C’est dans cet esprit que je travaille depuis des années, dans un coin de mon PC, à un observatoire des signaux faibles de l’habitat (plus d’éléments à venir dans les prochains épisodes… si ça, ce n’est pas du teasing !).

3. La pertinence des observations

Un « bon » PLH, apprécié en CRHH, est souvent celui qui affiche programmations et planifications de logements respectant une mixité de l’offre. Des indicateurs que l’OHF peut facilement suivre : on se satisfait du flacon.

Mais on ne partage aucune obligation de résultats sur l’amélioration de l’itinéraire résidentiel des ménages.

En se focalisant sur les chiffres (choc de l’offre, part de logements sociaux, types de logements à produire…), on reste aseptisé.
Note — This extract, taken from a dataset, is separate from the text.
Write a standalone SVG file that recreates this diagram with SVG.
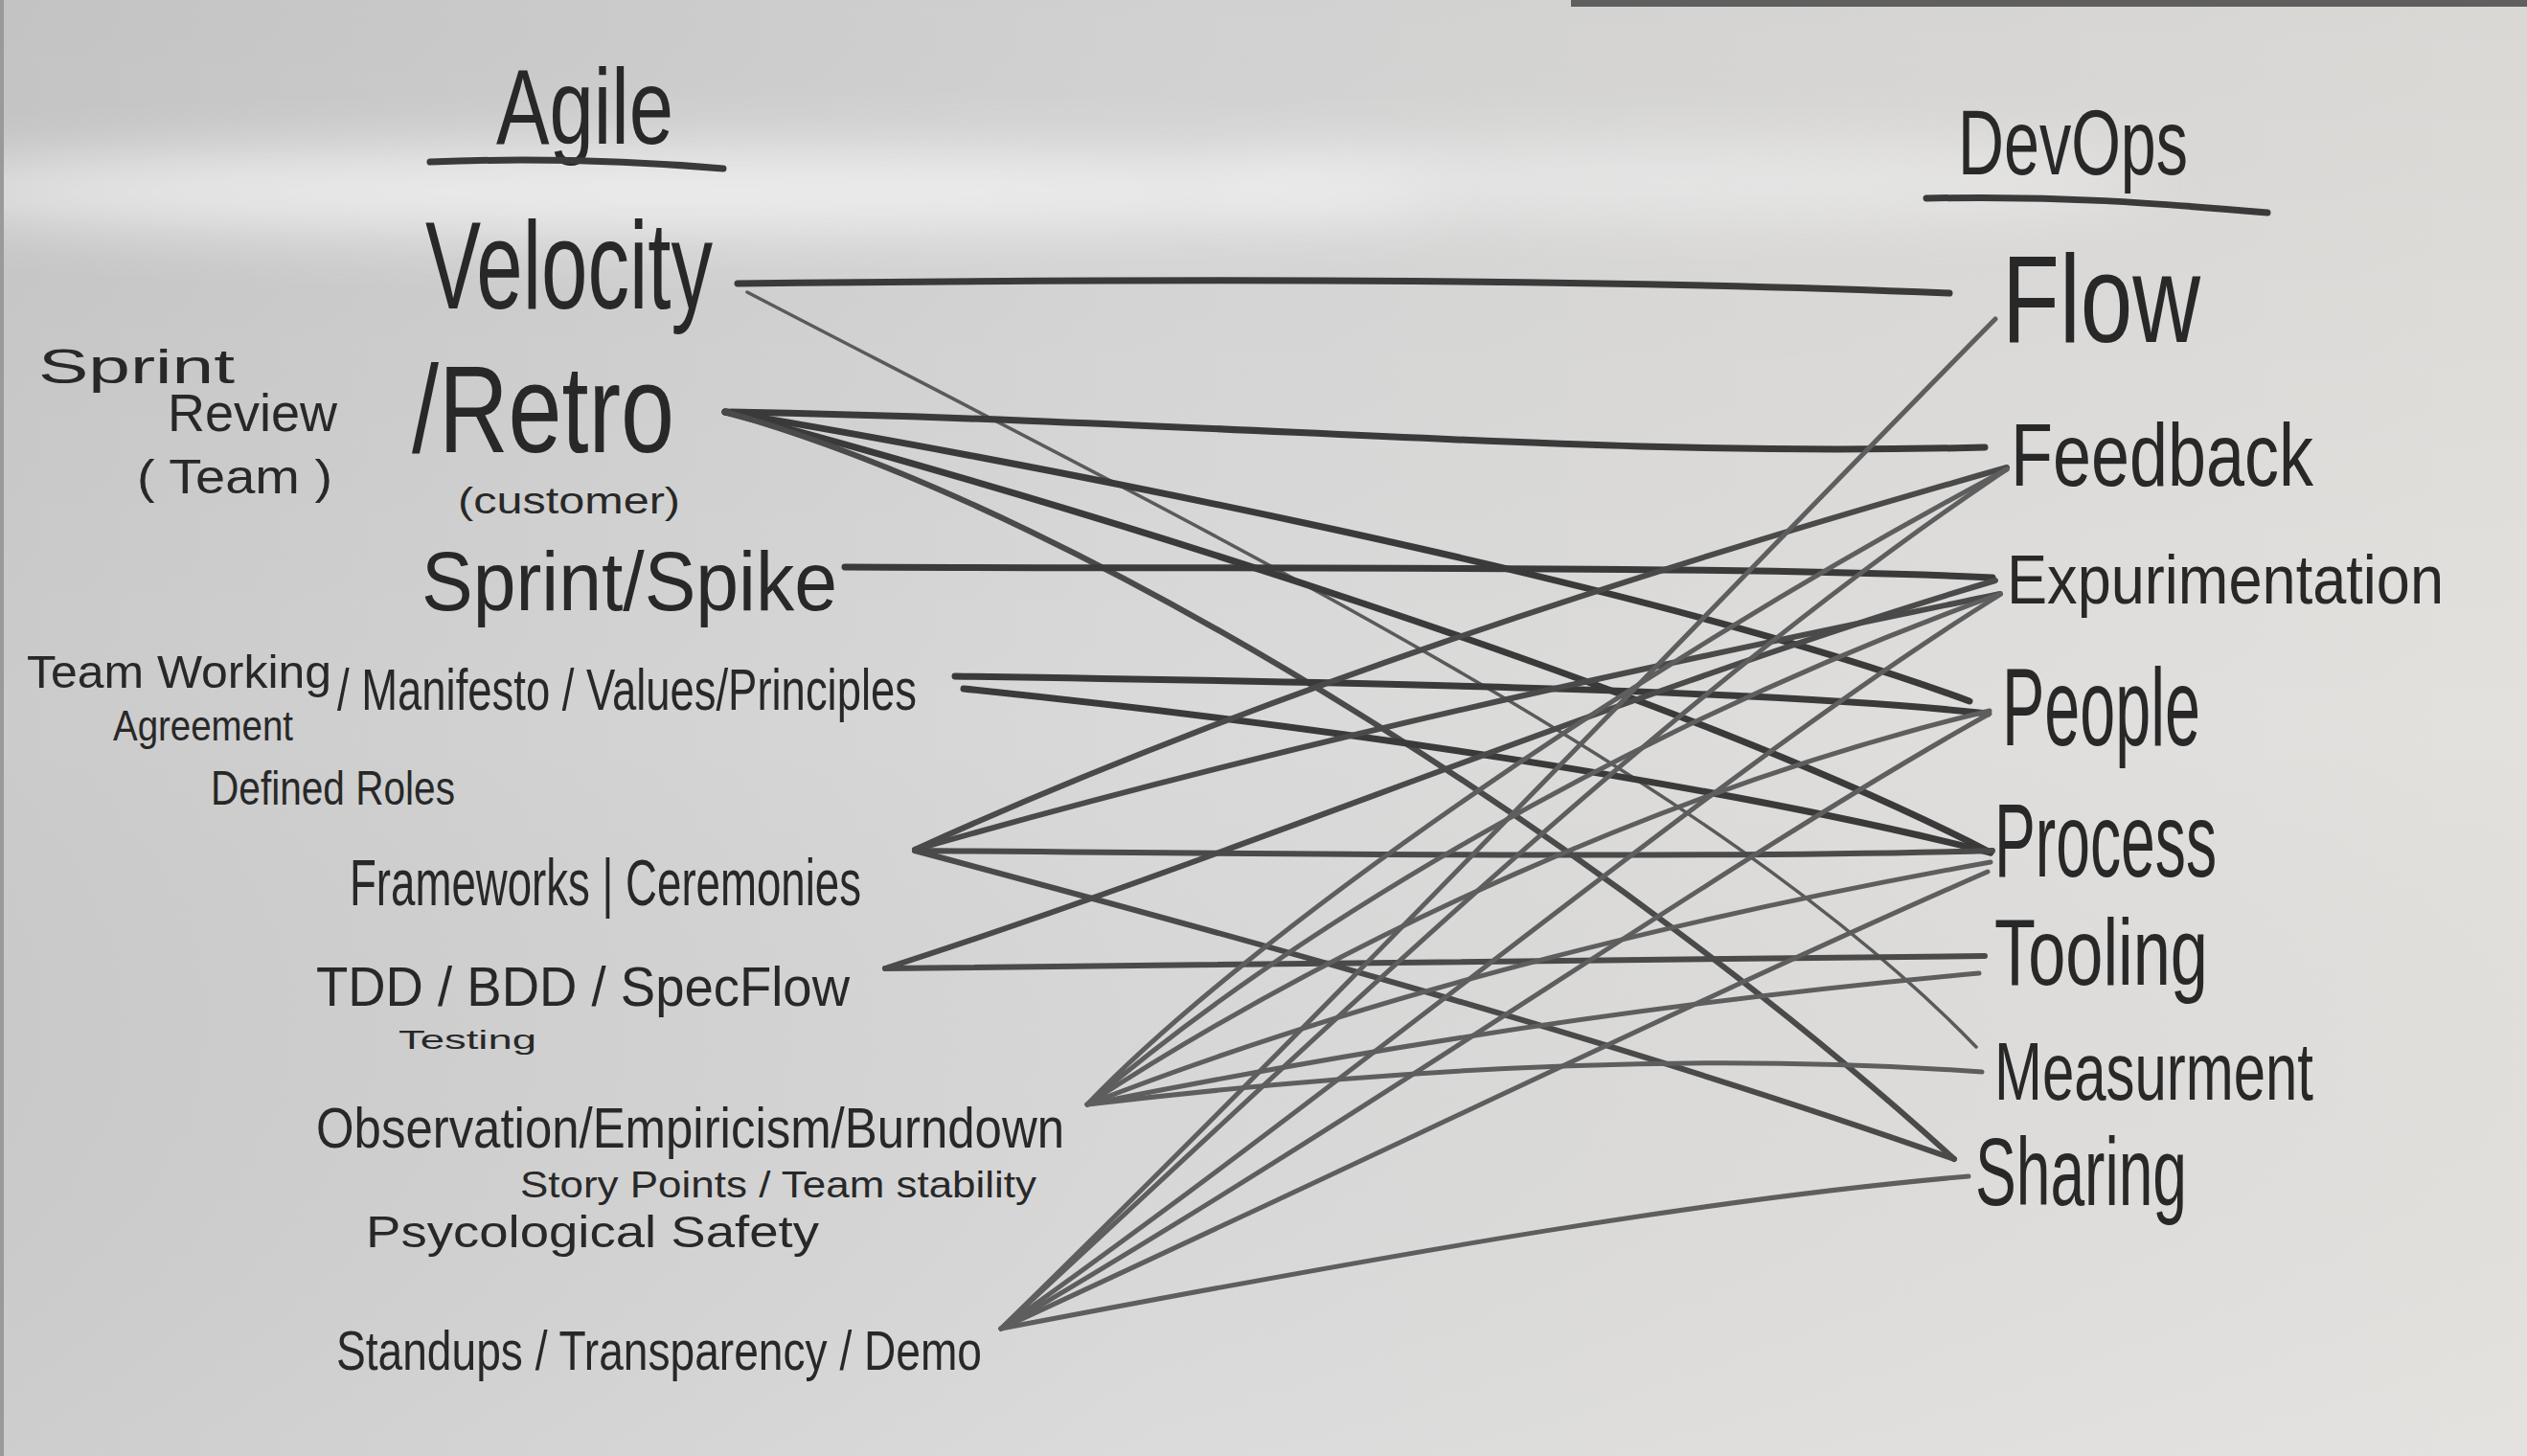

Et le volet foncier est parfois encore plus verrouillé dans son flacon⁵.

On reste surtout dans l’entre-soi : collectivités, État, bailleurs, promoteurs… chacun interprétant les chiffres à sa manière (j’y contribue parfois, je le reconnais).

4. Propositions : construire des observatoires centrés sur les ménages

Je propose d’intégrer des indicateurs de réussite centrés sur les ménages, véritables juges de paix.

Exemples :

  • Fixer un taux cible de tension demande/attribution en logement social, avec une date butoir.
    Tant que la tension n’est pas atteinte, il y a un problème d’offre sociale⁶.
  • Décliner des objectifs pour certains types de demandeurs, notamment les plus fragiles.
  • Intégrer un indicateur sur le nombre de demandes par annonce dans le parc locatif privé.
  • Sélectionner une dizaine de ménages cibles :
    raconter leur histoire (composition, moyens, situation professionnelle, étape de l’itinéraire résidentiel…),
    puis construire des indicateurs d’accessibilité sur tous les segments du logement (du PLAI au marché libre en accession).
    Suivre ensuite l’évolution de ces indicateurs dans le temps.

Ce suivi interroge directement :

  • la pertinence de la production,
  • ses prix,
  • sa localisation,
  • les politiques foncières,
  • les réponses du parc existant…

Il oblige à sortir des recettes habituelles.

Cependant, il ne s’agit pas de jeter le bébé avec l’eau du bain :
les OHF actuels restent précieux. Ils permettent d’objectiver ce que l’on fait et de quantifier les populations de ménages cibles.

Manuel LOPEZ-NARDIN
Président de MLN-Conseil
06 83 46 72 24 • manuel.nardin@mln-conseil.fr

¹ Webinaire très intéressant organisé par le CRHH Auvergne-Rhône-Alpes
² Adage : « Peu importe le flacon, pourvu qu’on ait l’ivresse »
³ La consommation d’alcool est dangereuse pour la santé
⁴ Question qui se pose également pour les métiers du conseil en habitat et aménagement
⁵ Avec parfois l’idée que le foncier est rare et cher… en raison du ZAN, bien sûr !
⁶ Je sais : « demande » n’équivaut pas systématiquement à « besoins », mais l’indicateur existe, et il est accessible.